─── Records ───

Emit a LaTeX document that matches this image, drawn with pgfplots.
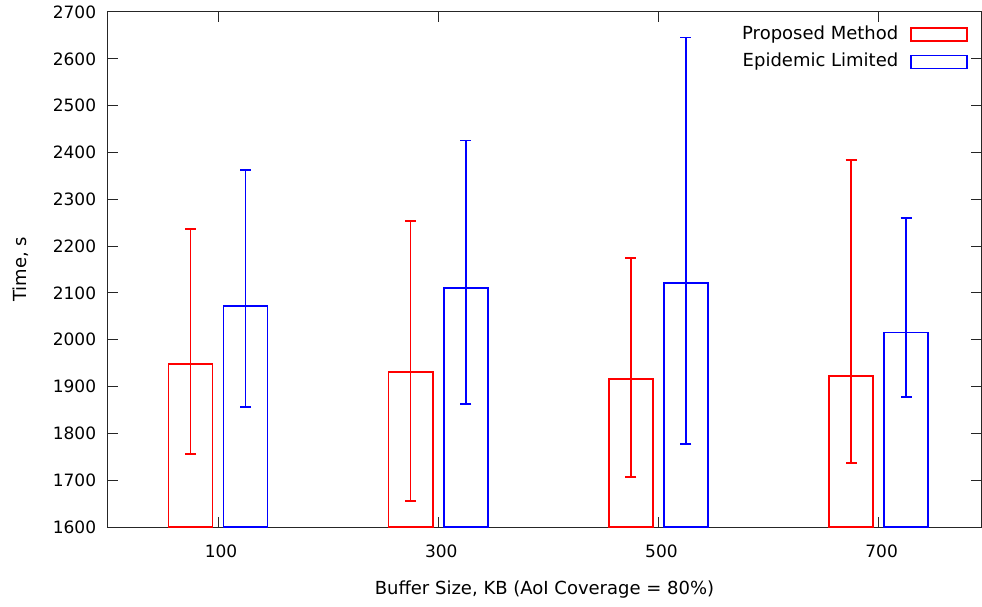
\documentclass[border=0pt]{standalone}
\usepackage{fontspec}
\setmainfont{DejaVu Sans}
\usepackage{pgfplots}
\pgfplotsset{compat=1.18}
\begin{document}
\fontsize{17bp}{20bp}\selectfont
\begin{tikzpicture}
\begin{axis}[
  scale only axis,
  width=873bp, height=515bp,
  xmin=0, xmax=793,
  ymin=1600, ymax=2700,
  xtick={100,300,500,700},
  ytick distance=100,
  /pgf/number format/assume math mode=true,
  /pgf/number format/1000 sep={},
  tick align=inside, tick pos=both,
  major tick length=10bp,
  axis line style={line width=1bp, black!85},
  every tick/.style={black!85, line width=1bp},
  tick label style={font=\fontsize{17bp}{20bp}\selectfont},
  label style={font=\fontsize{18bp}{20bp}\selectfont},
  xticklabel style={yshift=-12bp, xshift=3bp},
  yticklabel style={xshift=-6bp},
  xlabel={Buffer Size, KB (AoI Coverage = 80\%)},
  ylabel={Time, s},
  xlabel style={at={(axis description cs:0.5,-0.1223)}, anchor=center},
  ylabel style={at={(axis description cs:-0.0997,0.5)}, anchor=center},
  legend plot pos=right,
  legend cell align=right,
  legend style={at={(axis description cs:0.9851,0.9728)}, anchor=north east,
    draw=none, fill=none, inner sep=0pt, row sep=11bp, column sep=12bp,
    font=\fontsize{18bp}{20bp}\selectfont,
    nodes={inner sep=0pt, text height=13bp, text depth=3.5bp}},
]
\addplot[ybar, bar width=40, bar shift=0pt, draw=red, fill=none, line width=1.5bp,
  legend image code/.code={\draw[red, line width=1.5bp] (0bp,-6.5bp) rectangle (56bp,6.5bp);}]
coordinates {(75,1948) (275,1931) (475,1916) (675,1923)};
\addlegendentry{Proposed Method}
\addplot[ybar, bar width=40, bar shift=0pt, draw=blue, fill=none, line width=1.5bp,
  legend image code/.code={\draw[blue, line width=1.5bp] (0bp,-6.5bp) rectangle (56bp,6.5bp);}]
coordinates {(125,2072) (325,2111) (525,2121) (725,2015)};
\addlegendentry{Epidemic Limited}
\addplot[draw=none, mark=none, forget plot,
  error bars/.cd, y dir=both, y explicit,
  error bar style={line width=1.5bp, draw=red, solid},
  error mark options={rotate=90, line width=1.5bp, mark size=5.5bp, draw=red, solid}]
coordinates {
(75,1948) += (0,289) -= (0,192)
(275,1931) += (0,323) -= (0,275)
(475,1916) += (0,259) -= (0,209)
(675,1923) += (0,461) -= (0,186)
};
\addplot[draw=none, mark=none, forget plot,
  error bars/.cd, y dir=both, y explicit,
  error bar style={line width=1.5bp, draw=blue, solid},
  error mark options={rotate=90, line width=1.5bp, mark size=5.5bp, draw=blue, solid}]
coordinates {
(125,2072) += (0,291) -= (0,216)
(325,2111) += (0,314) -= (0,248)
(525,2121) += (0,524) -= (0,344)
(725,2015) += (0,245) -= (0,137)
};
\end{axis}
\pgfresetboundingbox
\path ([shift={(-108bp,-80bp)}]current axis.south west) rectangle ([shift={(1bp,12bp)}]current axis.north east);
\end{tikzpicture}
\end{document}
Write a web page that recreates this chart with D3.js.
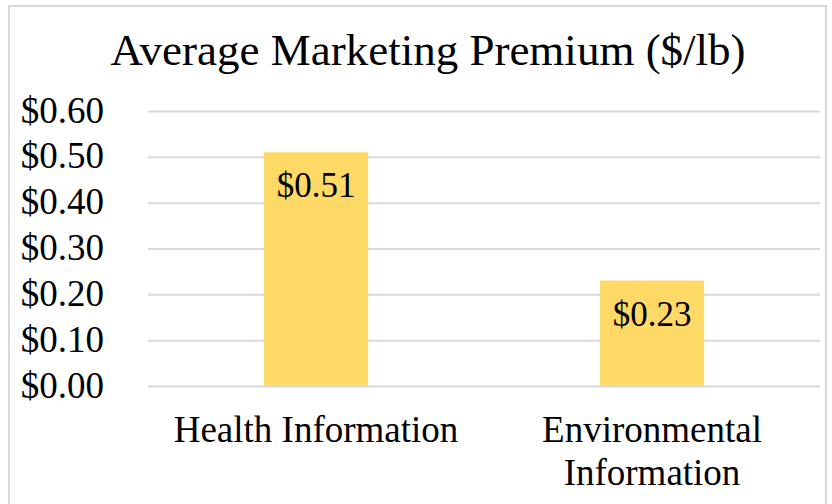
<!DOCTYPE html>
<html lang="en">
<head>
    <meta charset="UTF-8">
    <title>Average Marketing Premium</title>
    <script src="https://d3js.org/d3.v7.min.js"></script>
    <style>
        body { margin: 0; background: #fff; }
        svg text { font-family: "Liberation Serif", "Times New Roman", serif; fill: #000; }
        .grid line { stroke: #d9d9d9; stroke-width: 2; }
        .grid path { display: none; }
        .y.axis path, .y.axis line, .x.axis path, .x.axis line { display: none; }
    </style>
</head>
<body>
    <script>
        // Chart data
        const categories = ['Health Information', 'Environmental Information'];
        const categoryLines = [['Health Information'], ['Environmental', 'Information']];
        const premiums = [0.51, 0.23];
        const yTicks = [0, 0.1, 0.2, 0.3, 0.4, 0.5, 0.6];

        const W = 832, H = 504;
        const margin = {top: 111, right: 12, bottom: 118, left: 148};
        const width = W - margin.left - margin.right,
              height = H - margin.top - margin.bottom;

        const svg = d3.select('body').append('svg')
            .attr('width', W)
            .attr('height', H);

        // chart area border
        svg.append('rect')
            .attr('x', 9).attr('y', 6)
            .attr('width', 817).attr('height', 520)
            .attr('fill', 'none')
            .attr('stroke', '#d9d9d9')
            .attr('stroke-width', 2);

        svg.append('text')
            .attr('x', 428).attr('y', 65)
            .attr('text-anchor', 'middle')
            .style('font-size', '45px')
            .text('Average Marketing Premium ($/lb)');

        const g = svg.append('g')
            .attr('transform', `translate(${margin.left},${margin.top})`);

        const x = d3.scaleBand()
            .domain(categories)
            .range([0, width])
            .paddingInner(0.69)
            .paddingOuter(0.345);

        const y = d3.scaleLinear()
            .domain([0, 0.6])
            .range([height, 0]);

        // gridlines
        g.append('g')
            .attr('class', 'grid')
            .call(d3.axisLeft(y).tickValues(yTicks).tickSize(-width).tickFormat(''));

        // y axis labels
        g.append('g')
            .attr('class', 'y axis')
            .attr('transform', 'translate(-41,0)')
            .call(d3.axisLeft(y).tickValues(yTicks).tickSize(0).tickFormat(d => '$' + d3.format('.2f')(d)))
            .selectAll('text')
            .style('font-size', '37px')
            .attr('dy', '0.3em');

        // bars
        g.selectAll('.bar')
            .data(premiums)
            .enter().append('rect')
            .attr('class', 'bar')
            .attr('x', (d, i) => x(categories[i]))
            .attr('y', d => y(d))
            .attr('width', x.bandwidth())
            .attr('height', d => height - y(d))
            .attr('fill', '#ffd966');

        // value labels
        g.selectAll('.val')
            .data(premiums)
            .enter().append('text')
            .attr('class', 'val')
            .attr('x', (d, i) => x(categories[i]) + x.bandwidth() / 2)
            .attr('y', d => y(d) + 45)
            .attr('text-anchor', 'middle')
            .style('font-size', '35px')
            .text(d => '$' + d3.format('.2f')(d));

        // category labels
        const cat = g.selectAll('.cat')
            .data(categories)
            .enter().append('text')
            .attr('class', 'cat')
            .attr('text-anchor', 'middle')
            .attr('transform', d => `translate(${x(d) + x.bandwidth() / 2},${height + 56})`)
            .style('font-size', '37px');

        cat.selectAll('tspan')
            .data((d, i) => categoryLines[i])
            .enter().append('tspan')
            .attr('x', 0)
            .attr('dy', (d, i) => i === 0 ? 0 : 43)
            .text(d => d);
    </script>
</body>
</html>
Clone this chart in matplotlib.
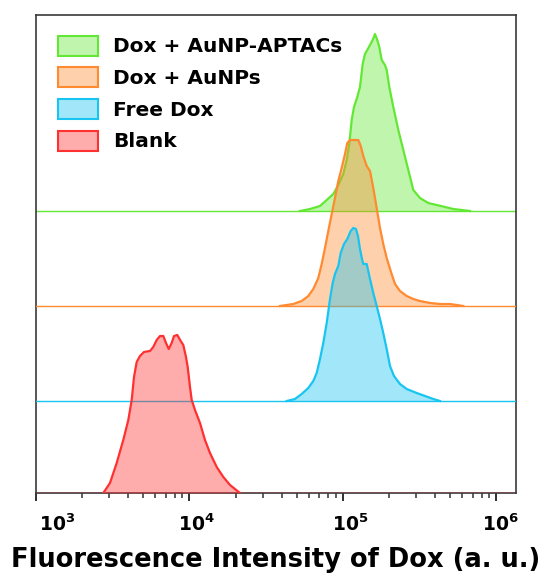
import matplotlib
matplotlib.use('Agg')
import matplotlib.pyplot as plt
from matplotlib.patches import Patch
from matplotlib.colors import to_rgba
from matplotlib.ticker import FixedLocator, FixedFormatter, LogLocator, NullFormatter
from matplotlib.transforms import ScaledTranslation

plt.rcParams['font.family'] = ['DejaVu Sans']
plt.rcParams['font.weight'] = 'bold'
plt.rcParams['mathtext.fontset'] = 'dejavusans'

# flow cytometry histograms (intensity, cell count)
labels = ['Dox + AuNP-APTACs', 'Dox + AuNPs', 'Free Dox', 'Blank']

aptac_x = [52480, 60950, 70830, 78320, 86480, 93200, 100460, 105700, 109900, 113940,
           117950, 123950, 129040, 134380, 139100, 143990, 149940, 156130, 161600, 167300,
           172400, 178700, 187700, 192600, 200300, 212700, 229300, 247100, 266400, 287100,
           317400, 359500, 407800, 461800, 523000, 593300, 672000]
aptac_y = [0, 2, 5, 11, 17, 26, 37, 51, 67, 91,
           104, 114, 124, 147, 157, 161, 166, 171, 177, 171,
           164, 151, 146, 141, 124, 104, 81, 61, 41, 21,
           13, 8, 6, 4, 2, 1, 0]

aunp_x = [38870, 47450, 53810, 59410, 64050, 69050, 72640, 76330, 80220, 84420,
          88700, 93200, 98060, 103040, 106660, 111060, 125840, 130460, 135600, 142700,
          149940, 157540, 165760, 174200, 183000, 192600, 204500, 218200, 235100, 260000,
          287100, 317400, 368800, 428500, 497800, 607600]
aunp_y = [0, 2, 5, 10, 17, 28, 42, 58, 75, 92,
          108, 125, 138, 152, 163, 166, 166, 160, 150, 140,
          135, 118, 98, 78, 62, 48, 35, 22, 15, 10,
          7, 5, 3, 2, 2, 0]

free_x = [42970, 48680, 53810, 59410, 64050, 67410, 70830, 74400, 78320, 82300,
          85700, 88700, 93200, 96600, 101500, 106660, 112260, 116700, 121500, 125200,
          129040, 132980, 135600, 142700, 149940, 157540, 165760, 174200, 183000, 192600,
          202400, 214900, 235100, 260000, 302000, 342100, 387500, 428500]
free_y = [0, 2, 7, 13, 20, 28, 42, 58, 78, 102,
          118, 127, 135, 148, 157, 162, 170, 173, 172, 165,
          152, 142, 137, 137, 122, 108, 95, 82, 68, 52,
          35, 25, 17, 12, 8, 5, 2, 0]

blank_x = [2744, 3034, 3355, 3704, 3994, 4203, 4350, 4529, 4759, 5052,
           5529, 5810, 6113, 6424, 6750, 7030, 7320, 7656, 7925, 8326,
           8763, 9112, 9489, 9734, 10076, 10335, 10860, 11706, 12618, 13600,
           15042, 16610, 18360, 21330]
blank_y = [0, 10, 30, 53, 73, 93, 116, 131, 137, 141,
           142, 146, 153, 157, 157, 150, 144, 150, 157, 158,
           152, 148, 136, 126, 106, 93, 83, 70, 53, 40,
           26, 16, 8, 0]

tick_values = [1e3, 1e4, 1e5, 1e6]
tick_labels = [r'$\mathbf{10^{3}}$', r'$\mathbf{10^{4}}$',
               r'$\mathbf{10^{5}}$', r'$\mathbf{10^{6}}$']

series = [(aptac_x, aptac_y), (aunp_x, aunp_y), (free_x, free_y), (blank_x, blank_y)]
colors = ['#62e834', '#ff8a30', '#18c4f0', '#ff3030']
offsets = [282, 187, 92, 0]

fig = plt.figure(figsize=(5.46, 5.81), dpi=100)
ax = fig.add_axes([36 / 546, 88 / 581, 480 / 546, 478 / 581])

for i, ((x, y), c, off) in enumerate(zip(series, colors, offsets)):
    z = 2 + i
    top = [off + v for v in y]
    ax.axhline(off, color=c, lw=1.0, zorder=z)
    ax.fill_between(x, off, top, color=c, alpha=0.4, lw=0, zorder=z)
    ax.plot(x, top, color=c, lw=1.6, zorder=z)

ax.set_xscale('log')
ax.set_xlim(1e3, 1.34e6)
ax.set_ylim(0, 478)
ax.set_yticks([])

ax.xaxis.set_major_locator(FixedLocator(tick_values))
ax.xaxis.set_major_formatter(FixedFormatter(tick_labels))
ax.xaxis.set_minor_locator(LogLocator(base=10, subs=range(2, 10)))
ax.xaxis.set_minor_formatter(NullFormatter())
ax.tick_params(axis='x', which='major', direction='out', length=5.5, width=1.4,
               color='#303030', pad=9, labelsize=13.5)
ax.tick_params(axis='x', which='minor', direction='out', length=3.6, width=1.1,
               color='#303030')
for sp in ax.spines.values():
    sp.set_color('#3a3a3a')
    sp.set_linewidth(1.2)

# nudge the decade labels to the right
shifts = [21, 7, 7, 4]
for lab, dx in zip(ax.get_xticklabels(), shifts):
    lab.set_transform(lab.get_transform() + ScaledTranslation(dx / 100, 0, fig.dpi_scale_trans))

ax.set_xlabel('Fluorescence Intensity of Dox (a. u.)', fontsize=18.5, fontweight='bold',
              labelpad=9)

handles = [Patch(facecolor=to_rgba(c, 0.4), edgecolor=c, linewidth=1.5) for c in colors]
ax.legend(handles, labels, loc='upper left', bbox_to_anchor=(0.046, 0.957),
          frameon=False, prop={'size': 14.5, 'weight': 'bold'},
          handlelength=2.0, handleheight=1.15, handletextpad=0.75,
          labelspacing=0.54, borderpad=0, borderaxespad=0)

fig.savefig('out.png', dpi=100)
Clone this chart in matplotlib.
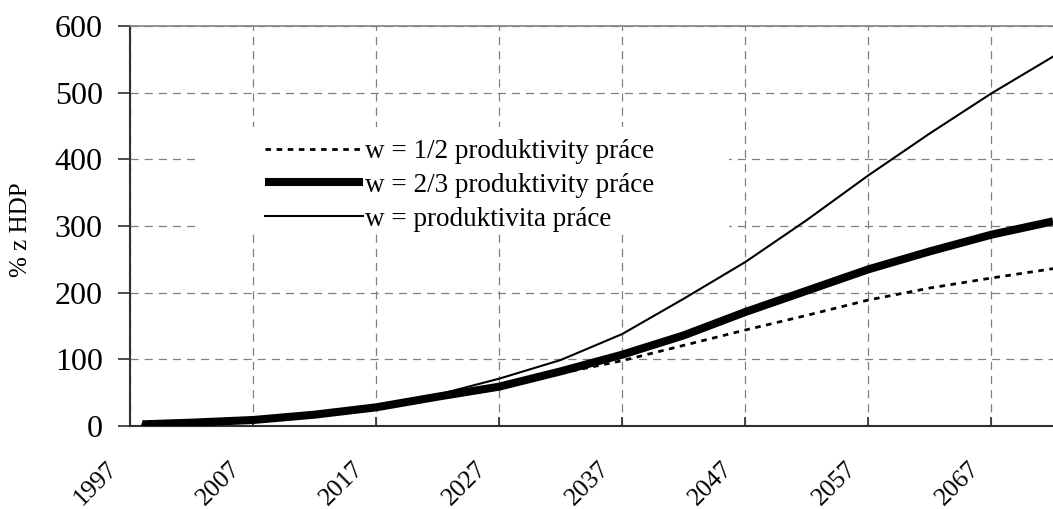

───

= Work required =
Exactly the lines starting at the line containing "Write a web" and ending at the line containing "height = H - margin.top" should be transcribed, both included; omit the pictures.

= Correct response =
Write a web page that recreates this chart with D3.js.
<!DOCTYPE html>
<html lang="en">
<head>
    <meta charset="UTF-8">
    <title>Average Marketing Premium</title>
    <script src="https://d3js.org/d3.v7.min.js"></script>
    <style>
        body { margin: 0; background: #fff; }
        svg text { font-family: "Liberation Serif", "Times New Roman", serif; fill: #000; }
        .grid line { stroke: #d9d9d9; stroke-width: 2; }
        .grid path { display: none; }
        .y.axis path, .y.axis line, .x.axis path, .x.axis line { display: none; }
    </style>
</head>
<body>
    <script>
        // Chart data
        const categories = ['Health Information', 'Environmental Information'];
        const categoryLines = [['Health Information'], ['Environmental', 'Information']];
        const premiums = [0.51, 0.23];
        const yTicks = [0, 0.1, 0.2, 0.3, 0.4, 0.5, 0.6];

        const W = 832, H = 504;
        const margin = {top: 111, right: 12, bottom: 118, left: 148};
        const width = W - margin.left - margin.right,
              height = H - margin.top - margin.bottom;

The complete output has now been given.